### [Stated exercise]
Skip the pictures and extract all of the lines exactly as written.

### [Data extract]
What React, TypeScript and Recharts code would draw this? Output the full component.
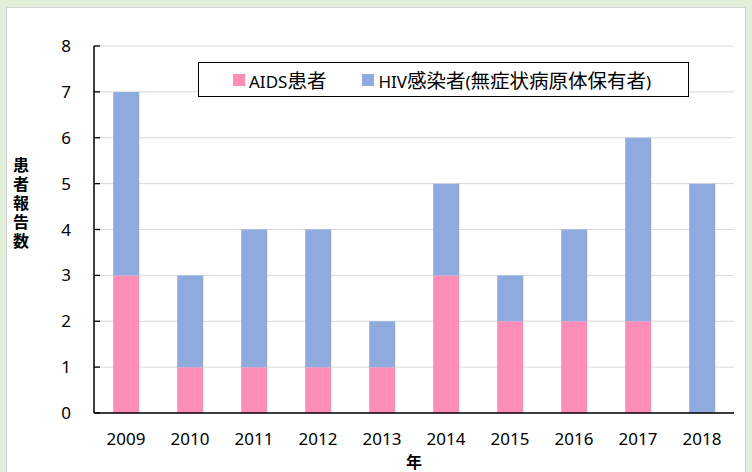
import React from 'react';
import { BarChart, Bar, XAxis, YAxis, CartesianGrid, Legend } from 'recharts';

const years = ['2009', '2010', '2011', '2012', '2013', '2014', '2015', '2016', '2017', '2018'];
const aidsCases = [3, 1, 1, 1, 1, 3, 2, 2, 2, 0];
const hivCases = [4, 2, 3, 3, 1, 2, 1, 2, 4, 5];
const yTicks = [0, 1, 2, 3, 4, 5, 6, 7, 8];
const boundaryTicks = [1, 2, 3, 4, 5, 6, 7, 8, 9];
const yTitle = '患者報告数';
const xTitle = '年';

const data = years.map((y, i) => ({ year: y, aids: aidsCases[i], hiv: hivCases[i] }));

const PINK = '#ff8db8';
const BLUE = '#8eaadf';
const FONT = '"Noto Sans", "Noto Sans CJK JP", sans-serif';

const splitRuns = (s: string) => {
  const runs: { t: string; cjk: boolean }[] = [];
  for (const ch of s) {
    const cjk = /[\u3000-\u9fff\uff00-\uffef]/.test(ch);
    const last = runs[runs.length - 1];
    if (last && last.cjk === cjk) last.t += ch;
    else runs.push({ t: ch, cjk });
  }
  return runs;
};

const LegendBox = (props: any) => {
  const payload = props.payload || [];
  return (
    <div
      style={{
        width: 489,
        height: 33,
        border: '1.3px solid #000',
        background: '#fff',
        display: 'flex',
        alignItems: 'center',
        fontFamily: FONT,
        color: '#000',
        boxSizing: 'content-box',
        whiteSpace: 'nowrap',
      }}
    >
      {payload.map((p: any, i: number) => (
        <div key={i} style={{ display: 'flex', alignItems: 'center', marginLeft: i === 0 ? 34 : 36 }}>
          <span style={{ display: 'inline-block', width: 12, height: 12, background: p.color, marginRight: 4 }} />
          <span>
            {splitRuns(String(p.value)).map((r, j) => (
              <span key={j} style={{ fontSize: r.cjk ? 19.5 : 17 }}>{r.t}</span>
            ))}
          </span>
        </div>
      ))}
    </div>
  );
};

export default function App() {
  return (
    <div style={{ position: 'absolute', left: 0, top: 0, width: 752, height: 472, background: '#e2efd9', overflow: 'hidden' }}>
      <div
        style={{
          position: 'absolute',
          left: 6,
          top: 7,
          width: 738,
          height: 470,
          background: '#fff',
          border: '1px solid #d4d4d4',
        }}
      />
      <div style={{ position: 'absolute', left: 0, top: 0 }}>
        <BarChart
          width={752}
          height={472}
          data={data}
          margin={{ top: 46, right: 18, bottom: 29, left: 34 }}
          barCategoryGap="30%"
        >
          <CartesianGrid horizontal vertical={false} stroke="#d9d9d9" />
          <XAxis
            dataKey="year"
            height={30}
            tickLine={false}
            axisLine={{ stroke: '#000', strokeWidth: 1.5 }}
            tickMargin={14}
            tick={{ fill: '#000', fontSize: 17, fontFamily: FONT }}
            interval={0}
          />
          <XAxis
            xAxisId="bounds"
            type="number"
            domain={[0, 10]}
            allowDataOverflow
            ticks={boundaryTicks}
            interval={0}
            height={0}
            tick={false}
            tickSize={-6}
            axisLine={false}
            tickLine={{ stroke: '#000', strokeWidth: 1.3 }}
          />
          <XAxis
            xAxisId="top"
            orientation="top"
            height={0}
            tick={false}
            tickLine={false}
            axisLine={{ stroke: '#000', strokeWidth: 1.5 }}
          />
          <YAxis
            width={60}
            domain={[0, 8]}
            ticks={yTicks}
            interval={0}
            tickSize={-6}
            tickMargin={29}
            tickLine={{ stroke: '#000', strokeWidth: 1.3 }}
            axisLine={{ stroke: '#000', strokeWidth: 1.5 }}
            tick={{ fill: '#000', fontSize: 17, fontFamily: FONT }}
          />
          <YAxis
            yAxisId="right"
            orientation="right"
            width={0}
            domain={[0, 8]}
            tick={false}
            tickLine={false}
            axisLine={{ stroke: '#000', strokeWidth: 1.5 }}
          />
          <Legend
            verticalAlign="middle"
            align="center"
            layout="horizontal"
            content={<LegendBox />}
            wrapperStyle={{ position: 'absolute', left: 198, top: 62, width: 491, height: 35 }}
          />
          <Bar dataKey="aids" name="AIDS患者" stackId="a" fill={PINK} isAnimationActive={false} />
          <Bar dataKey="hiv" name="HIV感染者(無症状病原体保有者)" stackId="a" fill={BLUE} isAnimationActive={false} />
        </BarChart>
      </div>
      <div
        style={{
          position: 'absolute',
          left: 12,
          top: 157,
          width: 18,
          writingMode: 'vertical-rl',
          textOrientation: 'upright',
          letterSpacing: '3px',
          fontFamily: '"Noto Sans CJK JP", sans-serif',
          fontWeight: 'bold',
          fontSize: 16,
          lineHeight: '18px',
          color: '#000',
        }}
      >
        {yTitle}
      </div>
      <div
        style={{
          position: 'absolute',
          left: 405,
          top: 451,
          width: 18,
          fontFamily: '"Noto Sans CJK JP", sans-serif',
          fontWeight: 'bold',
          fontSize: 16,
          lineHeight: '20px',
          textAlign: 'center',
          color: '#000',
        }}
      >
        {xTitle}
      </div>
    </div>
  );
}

### [Solution to the problem]
What React, TypeScript and Recharts code would draw this? Output the full component.
import React from 'react';
import { BarChart, Bar, XAxis, YAxis, CartesianGrid, Legend } from 'recharts';

const years = ['2009', '2010', '2011', '2012', '2013', '2014', '2015', '2016', '2017', '2018'];
const aidsCases = [3, 1, 1, 1, 1, 3, 2, 2, 2, 0];
const hivCases = [4, 2, 3, 3, 1, 2, 1, 2, 4, 5];
const yTicks = [0, 1, 2, 3, 4, 5, 6, 7, 8];
const boundaryTicks = [1, 2, 3, 4, 5, 6, 7, 8, 9];
const yTitle = '患者報告数';
const xTitle = '年';

const data = years.map((y, i) => ({ year: y, aids: aidsCases[i], hiv: hivCases[i] }));

const PINK = '#ff8db8';
const BLUE = '#8eaadf';
const FONT = '"Noto Sans", "Noto Sans CJK JP", sans-serif';

const splitRuns = (s: string) => {
  const runs: { t: string; cjk: boolean }[] = [];
  for (const ch of s) {
    const cjk = /[\u3000-\u9fff\uff00-\uffef]/.test(ch);
    const last = runs[runs.length - 1];
    if (last && last.cjk === cjk) last.t += ch;
    else runs.push({ t: ch, cjk });
  }
  return runs;
};

const LegendBox = (props: any) => {
  const payload = props.payload || [];
  return (
    <div
      style={{
        width: 489,
        height: 33,
        border: '1.3px solid #000',
        background: '#fff',
        display: 'flex',
        alignItems: 'center',
        fontFamily: FONT,
        color: '#000',
        boxSizing: 'content-box',
        whiteSpace: 'nowrap',
      }}
    >
      {payload.map((p: any, i: number) => (
        <div key={i} style={{ display: 'flex', alignItems: 'center', marginLeft: i === 0 ? 34 : 36 }}>
          <span style={{ display: 'inline-block', width: 12, height: 12, background: p.color, marginRight: 4 }} />
          <span>
            {splitRuns(String(p.value)).map((r, j) => (
              <span key={j} style={{ fontSize: r.cjk ? 19.5 : 17 }}>{r.t}</span>
            ))}
          </span>
        </div>
      ))}
    </div>
  );
};

export default function App() {
  return (
    <div style={{ position: 'absolute', left: 0, top: 0, width: 752, height: 472, background: '#e2efd9', overflow: 'hidden' }}>
      <div
        style={{
          position: 'absolute',
          left: 6,
          top: 7,
          width: 738,
          height: 470,
          background: '#fff',
          border: '1px solid #d4d4d4',
        }}
      />
      <div style={{ position: 'absolute', left: 0, top: 0 }}>
        <BarChart
          width={752}
          height={472}
          data={data}
          margin={{ top: 46, right: 18, bottom: 29, left: 34 }}
          barCategoryGap="30%"
        >
          <CartesianGrid horizontal vertical={false} stroke="#d9d9d9" />
          <XAxis
            dataKey="year"
            height={30}
            tickLine={false}
            axisLine={{ stroke: '#000', strokeWidth: 1.5 }}
            tickMargin={14}
            tick={{ fill: '#000', fontSize: 17, fontFamily: FONT }}
            interval={0}
          />
          <XAxis
            xAxisId="bounds"
            type="number"
            domain={[0, 10]}
            allowDataOverflow
            ticks={boundaryTicks}
            interval={0}
            height={0}
            tick={false}
            tickSize={-6}
            axisLine={false}
            tickLine={{ stroke: '#000', strokeWidth: 1.3 }}
          />
          <XAxis
            xAxisId="top"
            orientation="top"
            height={0}
            tick={false}
            tickLine={false}
            axisLine={{ stroke: '#000', strokeWidth: 1.5 }}
          />
          <YAxis
            width={60}
            domain={[0, 8]}
            ticks={yTicks}
            interval={0}
            tickSize={-6}
            tickMargin={29}
            tickLine={{ stroke: '#000', strokeWidth: 1.3 }}
            axisLine={{ stroke: '#000', strokeWidth: 1.5 }}
            tick={{ fill: '#000', fontSize: 17, fontFamily: FONT }}
          />
          <YAxis
            yAxisId="right"
            orientation="right"
            width={0}
            domain={[0, 8]}
            tick={false}
            tickLine={false}
            axisLine={{ stroke: '#000', strokeWidth: 1.5 }}
          />
          <Legend
            verticalAlign="middle"
            align="center"
            layout="horizontal"
            content={<LegendBox />}
            wrapperStyle={{ position: 'absolute', left: 198, top: 62, width: 491, height: 35 }}
          />
          <Bar dataKey="aids" name="AIDS患者" stackId="a" fill={PINK} isAnimationActive={false} />
          <Bar dataKey="hiv" name="HIV感染者(無症状病原体保有者)" stackId="a" fill={BLUE} isAnimationActive={false} />
        </BarChart>
      </div>
      <div
        style={{
          position: 'absolute',
          left: 12,
          top: 157,
          width: 18,
          writingMode: 'vertical-rl',
          textOrientation: 'upright',
          letterSpacing: '3px',
          fontFamily: '"Noto Sans CJK JP", sans-serif',
          fontWeight: 'bold',
          fontSize: 16,
          lineHeight: '18px',
          color: '#000',
        }}
      >
        {yTitle}
      </div>
      <div
        style={{
          position: 'absolute',
          left: 405,
          top: 451,
          width: 18,
          fontFamily: '"Noto Sans CJK JP", sans-serif',
          fontWeight: 'bold',
          fontSize: 16,
          lineHeight: '20px',
          textAlign: 'center',
          color: '#000',
        }}
      >
        {xTitle}
      </div>
    </div>
  );
}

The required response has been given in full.